Hunger and Homelessness on the Rise with Increases in College Costs

In contrast to the good news about tuition-free community college in some cities, Twitter handle @NPR posted on February 8 about something shocking. Though several cities across the United States have begun offer tuition-free community college benefits to residents, for students who don’t live in these cities, costs continue to rise. In an article published by NPR, writer Kirk Carapezza tells the story of a first-year student at Bunker Hill Community College who was homeless at the time she enrolled. After spending time at an unsafe homeless shelter in Boston, this student added her name to a six-month waiting list at a slightly safer shelter in the hopes that she would be able to live and study safely while attending classes at Bunker Hill.

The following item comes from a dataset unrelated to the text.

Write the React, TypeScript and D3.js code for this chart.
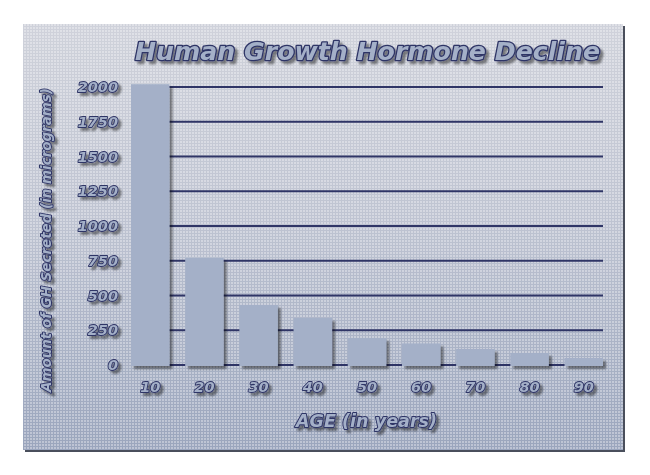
import * as d3 from 'd3';
import React from "react";

const ages = ['10', '20', '30', '40', '50', '60', '70', '80', '90'];
const ghAmounts = [2020, 770, 432, 338, 194, 155, 115, 86, 50];
const yTicks = [0, 250, 500, 750, 1000, 1250, 1500, 1750, 2000];

const chartTitle = 'Human Growth Hormone Decline';
const xTitle = 'AGE (in years)';
const yTitle = 'Amount of GH Secreted (in micrograms)';

const W = 650;
const H = 475;

const INK = '#2f3566';
const FILL = '#a4b0c8';
const FONT = '"DejaVu Sans", Verdana, sans-serif';

const App: React.FC = () => {
    const x = d3.scaleBand<string>()
        .domain(ages)
        .range([131, 603])
        .paddingInner(0.29)
        .paddingOuter(0);

    const y = d3.scaleLinear()
        .domain([0, 2000])
        .range([365, 87]);

    const labelStyle = {
        fontFamily: FONT,
        fontWeight: 'bold' as const,
        fontStyle: 'italic' as const,
        fill: FILL,
        stroke: INK,
        strokeWidth: 1.8,
        paintOrder: 'stroke' as const,
        strokeLinejoin: 'round' as const,
    };

    return (
        <svg width={W} height={H} style={{ position: 'absolute', left: 0, top: 0, background: '#fff' }}>
            <defs>
                <linearGradient id="bg" x1="0" y1="0" x2="0" y2="1">
                    <stop offset="0" stopColor="#f6f7f9" />
                    <stop offset="0.45" stopColor="#e0e4ed" />
                    <stop offset="1" stopColor="#afbbd1" />
                </linearGradient>
                <pattern id="dots" width="3" height="3" patternUnits="userSpaceOnUse">
                    <rect width="3" height="3" fill="#5a6380" fillOpacity="0.25" />
                    <rect width="2" height="2" fill="#ffffff" fillOpacity="0.35" />
                </pattern>
                <filter id="shadow" x="-20%" y="-20%" width="150%" height="150%">
                    <feGaussianBlur in="SourceAlpha" stdDeviation="1.2" />
                    <feOffset dx="2.5" dy="2.5" result="b" />
                    <feComponentTransfer>
                        <feFuncA type="linear" slope="0.45" />
                    </feComponentTransfer>
                    <feMerge>
                        <feMergeNode />
                        <feMergeNode in="SourceGraphic" />
                    </feMerge>
                </filter>
            </defs>

            {/* panel */}
            <rect x={25} y={26} width={600} height={426} fill="#4a4f5c" />
            <rect x={23} y={24} width={600} height={426} fill="url(#bg)" />
            <rect x={23} y={24} width={600} height={426} fill="url(#dots)" />

            {/* grid lines */}
            {yTicks.map(t => (
                <line key={t} x1={x.range()[0]} x2={x.range()[1]} y1={y(t)} y2={y(t)}
                    stroke={INK} strokeWidth={2} />
            ))}

            {/* bars */}
            <g filter="url(#shadow)">
                {ages.map((a, i) => (
                    <rect key={a} x={x(a)} y={y(ghAmounts[i])} width={x.bandwidth()}
                        height={y(0) - y(ghAmounts[i]) + 1} fill={FILL} />
                ))}
            </g>

            {/* y tick labels */}
            <g filter="url(#shadow)">
                {yTicks.map(t => (
                    <text key={t} x={118} y={y(t)} dy="0.36em" textAnchor="end"
                        fontSize={14.5} style={labelStyle}>{t}</text>
                ))}
            </g>

            {/* x tick labels */}
            <g filter="url(#shadow)">
                {ages.map(a => (
                    <text key={a} x={(x(a) ?? 0) + x.bandwidth() / 2} y={392} textAnchor="middle"
                        fontSize={14.5} style={labelStyle}>{a}</text>
                ))}
            </g>

            {/* titles */}
            <g filter="url(#shadow)">
                <text x={135} y={60} fontSize={25} textLength={465} lengthAdjust="spacingAndGlyphs"
                    style={{ ...labelStyle, strokeWidth: 2.6 }}>{chartTitle}</text>
                <text x={296} y={427} fontSize={18} textLength={141} lengthAdjust="spacingAndGlyphs"
                    style={{ ...labelStyle, strokeWidth: 2 }}>{xTitle}</text>
                <text transform="translate(51,392) rotate(-90)" x={0} y={0} fontSize={14}
                    textLength={304} lengthAdjust="spacingAndGlyphs"
                    style={{ ...labelStyle, strokeWidth: 1.8 }}>{yTitle}</text>
            </g>
        </svg>
    );
};

export default App;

This story may be shocking to some, as many people assume that community college is always the most affordable option. But that doesn’t take into account the fact that many people who enroll in community college are starting at the bottom and trying to work their way up. In fact, researchers at the University of Wisconsin who surveyed over 4,000 undergraduate students attending community college around the country reported that 20% of students were hungry and that 13% of students were homeless. Many of these students are working while they take classes and many are borrowing money in the form of loans. But for some, all of these things still leave them so short that they end up going without basic necessities like food and shelter.

Attending college, in whatever shape or form, is something that countless high school graduates across the country take for granted. With federal student loan programs and scholarships, many students are able to afford a college education, often with the help of their family. But for some students, even low-cost community colleges are too expensive. Hopefully, in the coming years, programs like those San Francisco and Detroit have begun to offer will become more commonplace, allowing more young adults to lift themselves out of the cycle of poverty to become all that they are capable of being.